When Jamal Abu-Shamala graduated from the University of Minnesota in 2009, he played basketball overseas for three years.  


Once that part of his life was over it meant diving into the real world. Finding a job. Figuring out a career.  

The U helped him start a resume and begin networking, but there were no mentors who had gone through a similar experience to show him the way. Many players faced the same situation after playing in college.

That's why the 29-year-old Shakopee, Minn. native decided to start a Gophers basketball alumni program this summer to give past, present and future players support beyond their playing careers.

"As far as figuring out a path and talking to someone in my shoes who had been through it, that was lacking," Abu-Shamala, a Principal Financial group representative, said. "There’s a need for this. I’ve been wanting to do it. Finally, I got enough guys who were really interested and supportive of the idea."

On Sunday, the Gophers basketball alumni and the team got together for a roundtable at Williams Arena's club room. They split up in groups and had conversations about basketball and life after basketball.

Some of the alumni present included Darryl Mitchell (1979-82), Richard Coffey (1987-91), John Thomas (1993-97) and Quincy Lewis (1996-99).

"For us being former players, it gives us an opportunity to connect with the current team," Thomas, the Ultimate Hoops national training manager, said. "It was important for us to establish that trust factor for them to get a sense of us being down different paths in our career. If we can provide some takeaways for them, I think that’s a benefit for the team regardless of the number of wins or losses they have. It’s about how they set up success for themselves after they stop playing."

The Gophers basketball alumni group got together for the first time July 12 at TCF Bank Stadium. It was basically an event to open a discussion on what former players wanted to do as a group to support the men's basketball program. Gophers coach Richard Pitino and his staff also attended.

"We had 35 players," Abu-Shamala said. "(Pitino and his staff) really embraced it. It’s been great working with them. When you have the coaching staff involved it’s great because there’s credibility. It’s not only for current players. We want to bring back former players to be part of the Gophers family.

"With all the coaches we’ve had over the last 20 years, a lot of these guys haven’t gotten to know each other. It’s different when you’re at a Michigan State and Tom Izzo has been there for 20-plus years, and everyone played for the same coach. We’re doing it to pull everyone back together."

Abu-Shamala said the basketball alumni group is still in the infant stages. It doesn't have an official name or web site. But Coffey, Thomas, Jay Kiedrowski (1968-71), Roger Schelper (1968) and former team manager Nate Grover (2003-06) are board members. Gophers assistant director of basketball operations Caitlin Mahoney, who has spent 15 years with the program, helps them get in contact with ex-players.

Abu-Shamala, who is tied for fifth in school history for career three-point percentage (40.2), joined Dan Monson's program in 2005-06 as a walk-on. But he earned a scholarship for the next three years. He was a starter on the Gophers' dreadful 9-22 team in 2006-07. But the 6-foot-5 guard ended his career on Tubby Smith's first NCAA tournament team at Minnesota in 2008-09.

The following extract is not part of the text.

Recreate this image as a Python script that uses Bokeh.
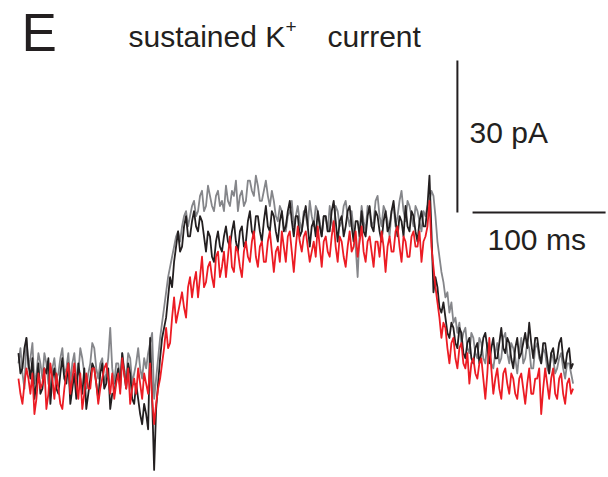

He's been a fan favorite. And now a lot of alumni appreciate his passion for Gophers basketball, too.

"This kind of started by conversations primarily spearheaded by Jamal," Thomas said. "It was something where he said we really need to take action. He’s involved in the business community and for me coming out of playing I didn’t understand my (Gophers) family coming out of the university. It was about how do the former guys create a collective group where we just give back. That’s really what this whole thing is about. All of us came together and coach (Pitino) gave us a blessing."

The Gophers are expecting to be much improved this year, coming off an 8-23 season. But many fans are taking a wait-and-see approach. So it's been important for the alumni to let the current players know they had their back and are excited about this season.

The alumni group had a meeting on Monday night and the board members were "fired up" about the roundtable event. They threw around new ideas about what to do in the future.

"If you played at the U, if you were a manager at the U, if you were a part of Gophers basketball, you’re an alum and you have the opportunity to be a part of this," Abu-Shamala said. "I think this is a great time to start, because I think when things aren’t going as well that’s when people are accepting to the support. And there’s a need. These guys are the future. A lot of us have been through this kind of year.  We can kind of give them advice because of our experiences on how to handle that. It’ll be great for them. But this is ultimately something that when we have great seasons will still be there and just as strong."